Recently I wrote
about Argentina’s presidential
election, which turned out to be an upset – not in terms of who finished first,
but in that it will require a November 22 runoff to decide the ultimate victor,
the semi-official favorite Daniel
Scioli or the insurgent Mauricio Macri. That sounds
fairly straightforward, but the process of determining who will eventually occupy
the Casa Rosada
presidential palace (pictured below) is not quite so simple.
Argentina elects
the president by popular vote, but the first round had multiple candidates. By the country’s
peculiar electoral rules, a single candidate needs only 45 percent to win
outright, or more than 40 percent with a ten-point advantage over his (or her)

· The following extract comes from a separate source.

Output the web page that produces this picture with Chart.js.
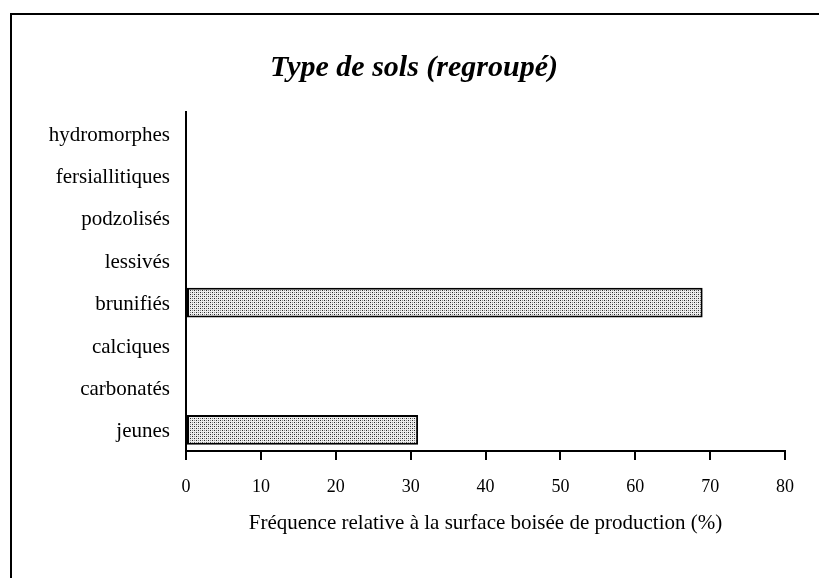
<!DOCTYPE html>
<html lang="fr">
<head>
    <meta charset="UTF-8">
    <title>Type de sols (regroupé)</title>
    <script src="https://cdn.jsdelivr.net/npm/chart.js"></script>
    <style>
        body { margin: 0; background: #ffffff; overflow: hidden; }
        .frame {
            position: absolute;
            left: 10px;
            top: 13px;
            width: 900px;
            height: 700px;
            border-top: 2px solid #000;
            border-left: 2px solid #000;
        }
        .wrap { position: absolute; left: 0; top: 0; width: 819px; height: 578px; }
    </style>
</head>
<body>
    <div class="frame"></div>
    <div class="wrap">
        <canvas id="solsChart" width="819" height="578"></canvas>
    </div>

    <script>
        // Données
        const categories = ['hydromorphes', 'fersiallitiques', 'podzolisés', 'lessivés',
                            'brunifiés', 'calciques', 'carbonatés', 'jeunes'];
        const frequences = [0, 0, 0, 0, 69, 0, 0, 31];
        const xTicks = [0, 10, 20, 30, 40, 50, 60, 70, 80];

        // Trame pointillée des barres
        function makePattern() {
            const c = document.createElement('canvas');
            c.width = 4; c.height = 4;
            const g = c.getContext('2d');
            g.fillStyle = '#eeeeee';
            g.fillRect(0, 0, 4, 4);
            g.fillStyle = '#2a2a2a';
            g.fillRect(0, 0, 1, 1);
            g.fillRect(2, 2, 1, 1);
            g.fillStyle = '#8a8a8a';
            g.fillRect(2, 0, 1, 1);
            g.fillRect(0, 2, 1, 1);
            return g.createPattern(c, 'repeat');
        }

        const serif = "'Liberation Serif', 'Times New Roman', serif";

        const ctx = document.getElementById('solsChart').getContext('2d');
        const solsChart = new Chart(ctx, {
            type: 'bar',
            data: {
                labels: categories,
                datasets: [{
                    data: frequences,
                    backgroundColor: makePattern(),
                    borderColor: '#000',
                    borderWidth: 2,
                    borderSkipped: false,
                    barPercentage: 0.7,
                    categoryPercentage: 1
                }]
            },
            options: {
                indexAxis: 'y',
                responsive: false,
                animation: false,
                layout: { padding: { left: 43, right: 34, top: 0, bottom: 0 } },
                scales: {
                    x: {
                        min: 0,
                        max: 80,
                        afterBuildTicks: axis => { axis.ticks = xTicks.map(v => ({ value: v })); },
                        afterFit: axis => { axis.height = 127; },
                        border: { display: true, color: '#000', width: 2 },
                        grid: {
                            display: true,
                            drawOnChartArea: false,
                            drawTicks: true,
                            tickLength: 9,
                            color: '#000',
                            lineWidth: 2
                        },
                        ticks: {
                            color: '#000',
                            padding: 16,
                            maxRotation: 0,
                            font: { family: serif, size: 18 }
                        },
                        title: {
                            display: true,
                            text: 'Fréquence relative à la surface boisée de production (%)',
                            color: '#000',
                            padding: { top: 0, bottom: 42 },
                            font: { family: serif, size: 21 }
                        }
                    },
                    y: {
                        afterFit: axis => { axis.width = 143; },
                        border: { display: true, color: '#000', width: 2 },
                        grid: { display: false, drawTicks: false },
                        ticks: {
                            color: '#000',
                            padding: 16,
                            labelOffset: 2,
                            font: { family: serif, size: 21 }
                        }
                    }
                },
                plugins: {
                    legend: { display: false },
                    tooltip: { enabled: false },
                    title: {
                        display: true,
                        text: 'Type de sols (regroupé)',
                        color: '#000',
                        padding: { top: 50, bottom: 26 },
                        font: { family: serif, size: 30, style: 'italic', weight: 'bold' }
                    }
                }
            }
        });
    </script>
</body>
</html>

closest runner-up. In the end, Scioli won 37.08 percent, Macri 34.15 percent,
and dissident Peronist Sergio
Massa 21.39 percent; several minor candidates totaled less than eight percent.
That raises potentially
interesting questions as to how precise the results might be. There has been
little or no indication of dishonesty in ballot-counting but, in an election
with more than 25 million voters, a minor miscount could put a candidate above
or below the threshold for victory. The margins were pretty clear this time,
but it’s easy to imagine a future scenario that would require multiple recounts.
Still, the close
race necessitated the runoff in which, again, it’s still possible the winner
will not have a majority – even though there are only two candidates. While
voting remains obligatory, dissenters can cast their vote en blanco – a blank protest voted that gets counted, and some certainly
will. Leftist candidate Nicolás
del Caño, who got barely three percent of the vote, has urged his
supporters to do so.
Does it much
matter who wins? Both candidates claim to be market-friendly, but that’s
relative – it would be hard to be less market-friendly than outgoing president Cristina
Fernández, who succeeded her husband Néstor Kirchner in the
office (Scioli was Kirchner’s vice-president before winning the governorship of
Buenos Aires
province, the most populous in the country, and has Fernández’s nominal
support). In an op-ed in this morning’s New
York Times, Argentine
journalist Uki Goñi (whom I know casually) analyzes the possibilities.
Both Scioli and
Macri have indicated they will not reverse the current government’s generous
social welfare policies, but take the issue of inflation more seriously. For foreign
visitors, the most important change may be the eventual elimination of the “dollar clamp” exchange controls that make travel more complex – both candidates appear
to agree on this.
As it happens, I
may be in Argentina (though not in Buenos Aires) by the date of the runoff. Polls
suggest Macri will win, but polls proved unreliable in the first round, indicating
that Scioli would win easily, probably without a runoff. Still, whoever wins, he’ll
almost certainly be superior to most if not all of the Republican
clown car candidates who have paraded across North American TV screens in
their recent debates.
8 comments:
Macri is a closet Randian.
I've read that, but the outgoing president had her own set of fairy tales. In the Argentine context, command statism works for both.
I can NOT believe you are giving Macri a pass on this! If Argentina succumbs to Randianism, then all of Argentina will follow the fate of Bahia Blanca with its proliferation of fortified compounds and individualists.
I am not giving Macri a pass; I merely expected him to beat Scioli (for what it's worth, either one of them would be better any current Republican candidate, though that's faint praise). Macri's already made concessions to reality that no Aynite would ever accept - keeping a state-run airline and an oil company, for instance?
Marc, aka Gringo Boy doesn't expect Aerolinas and YPF to remain public. BTW, I copied our conversation to this Facebook group. If that is a problem let me know and I will expunge it: https://www.facebook.com/groups/notbaexpatsforum/
State-run Aerolíneas is a disaster, YPF perhaps very slightly less. I still wouldn't expect re-privatization any time soon.
I have no objection to being quoted (hopefully not out of context), but I was not able to access that Facebook group page.
I invited you to the group at your mac.com email adress.